Y no son pocos los que hacen cosas así; recorrerse cientos de kilómetros cada vez que el Valencia acude al este de Europa a estrellarse en algún campo ruso, ucraniano o bielorruso. Cruzar Estados Unidos de costa a costa para ver a los suyos deambular en una de esas giras insulsas y ser despreciados cuando piden un autógrafo o una foto ante la pasividad de unos directivos cobardes. O sufrir horas de avión para cumplir el cometido vital de chafar Mestalla, ya vengan de México, Chipre, Albania, Japón o Marruecos. Empujados únicamente por una ilusión a prueba de bombas.
Debe ser eso, la ilusión, lo que llevó al padre Enrique Soriano a vestir del Valencia a un grupo de chavales en Guinea.
A toda esa gente, a los que se quitan de muchas cosas para sacarse un pase, o hacen lo imposible para poder acudir a la hora que toca a un partido, a los nombrados y los que se han quedado por nombrar, y que veremos haciendo cola este verano en taquillas, la admiro por ser capaces de hacer todo lo que hacen. Por saber mantener viva su llama a pesar de todo y de todos.
Son ellos los que sujetan un edificio en ruinas, los que siempre estarán ahí pase lo que pase.

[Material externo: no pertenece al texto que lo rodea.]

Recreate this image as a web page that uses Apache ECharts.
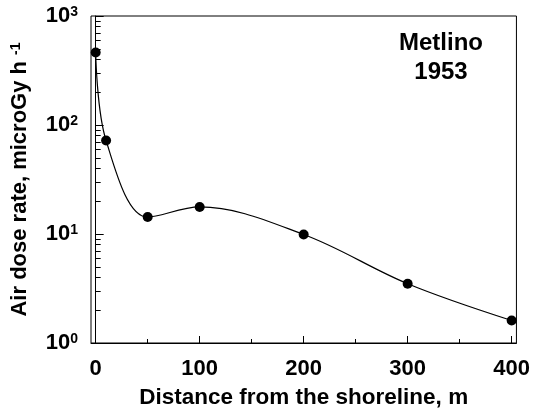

Sacrificándose sin publicidad ni boatos, y mucho menos, atreviéndose jamás a autoproclamarse el Valencia mismo alegando algún tipo de superioridad moral.
Tienen la culpa de que no haya cortado ese fino hilo que me conecta al Valencia. Con el que hemos convenido darnos un tiempo a partir de mayo, a ver si es posible recuperar la chispa y dejar de sentirlo como un cuerpo extraño que circula en dirección contraria a la mía.